(Records with drawing code)
-------
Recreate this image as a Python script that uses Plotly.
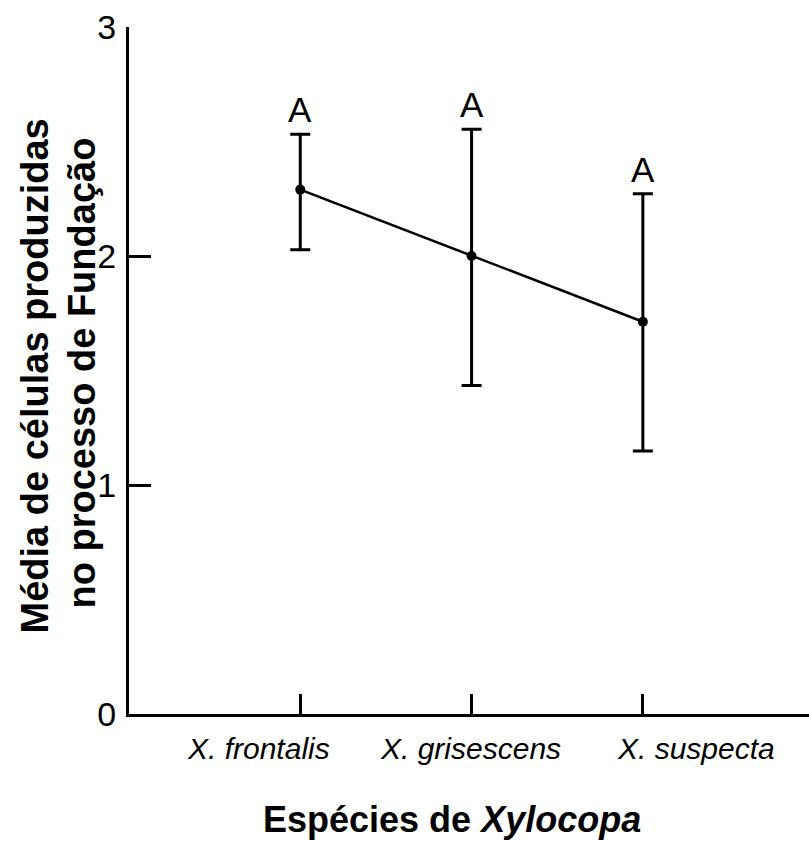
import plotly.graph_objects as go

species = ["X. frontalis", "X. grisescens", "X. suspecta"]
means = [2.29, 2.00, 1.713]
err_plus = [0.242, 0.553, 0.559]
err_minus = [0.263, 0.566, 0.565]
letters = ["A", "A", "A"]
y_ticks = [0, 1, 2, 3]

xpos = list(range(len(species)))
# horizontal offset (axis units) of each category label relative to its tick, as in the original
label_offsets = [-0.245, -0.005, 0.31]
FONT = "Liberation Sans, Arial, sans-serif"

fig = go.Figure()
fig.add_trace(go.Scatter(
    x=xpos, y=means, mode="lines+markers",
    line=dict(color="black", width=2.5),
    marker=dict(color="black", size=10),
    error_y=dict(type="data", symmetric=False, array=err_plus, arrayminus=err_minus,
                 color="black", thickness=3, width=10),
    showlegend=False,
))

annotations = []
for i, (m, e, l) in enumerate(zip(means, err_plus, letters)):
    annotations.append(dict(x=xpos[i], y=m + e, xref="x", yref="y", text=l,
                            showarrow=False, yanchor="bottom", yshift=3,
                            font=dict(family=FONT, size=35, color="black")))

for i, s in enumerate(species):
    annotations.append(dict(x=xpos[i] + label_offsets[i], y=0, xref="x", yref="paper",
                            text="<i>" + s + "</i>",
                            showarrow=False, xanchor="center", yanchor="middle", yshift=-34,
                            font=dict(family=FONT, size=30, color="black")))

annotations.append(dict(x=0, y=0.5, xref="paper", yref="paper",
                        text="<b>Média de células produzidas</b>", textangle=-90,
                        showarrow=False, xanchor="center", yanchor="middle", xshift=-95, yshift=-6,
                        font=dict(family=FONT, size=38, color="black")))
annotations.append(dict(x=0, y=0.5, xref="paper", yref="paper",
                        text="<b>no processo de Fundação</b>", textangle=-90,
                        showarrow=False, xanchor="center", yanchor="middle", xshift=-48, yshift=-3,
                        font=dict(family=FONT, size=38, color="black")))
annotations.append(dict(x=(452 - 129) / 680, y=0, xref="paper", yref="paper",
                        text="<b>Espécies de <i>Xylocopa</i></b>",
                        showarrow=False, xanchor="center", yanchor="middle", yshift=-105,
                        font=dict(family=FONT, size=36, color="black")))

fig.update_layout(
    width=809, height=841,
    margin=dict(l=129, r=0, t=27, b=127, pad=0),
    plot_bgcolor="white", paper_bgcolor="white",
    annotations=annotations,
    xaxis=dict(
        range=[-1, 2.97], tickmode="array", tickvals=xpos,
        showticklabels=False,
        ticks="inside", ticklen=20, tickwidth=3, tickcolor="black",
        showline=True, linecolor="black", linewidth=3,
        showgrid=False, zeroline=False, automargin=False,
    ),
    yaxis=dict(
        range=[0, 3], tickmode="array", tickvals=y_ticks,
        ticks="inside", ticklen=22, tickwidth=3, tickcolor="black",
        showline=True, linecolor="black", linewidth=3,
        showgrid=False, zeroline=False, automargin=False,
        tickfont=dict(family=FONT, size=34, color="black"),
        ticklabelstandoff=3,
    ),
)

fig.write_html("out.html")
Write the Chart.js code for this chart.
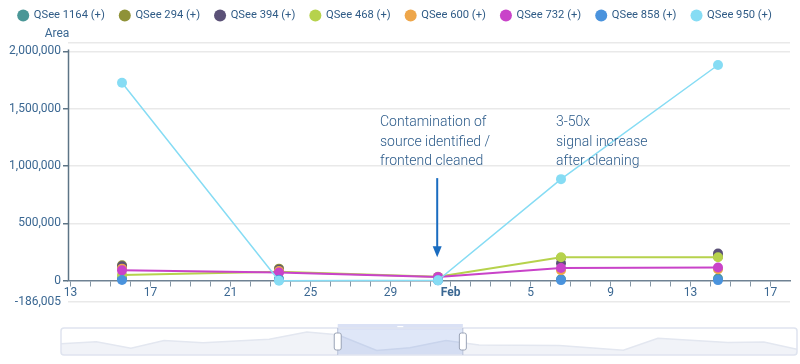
-------
--- What is being asked ---
Everything from the first line of the entries through the line that contains "import plotly.graph_objects as go" is to be reproduced exactly, except the pictures.

--- The output ---
Recreate this image as a Python script that uses Plotly.
import plotly.graph_objects as go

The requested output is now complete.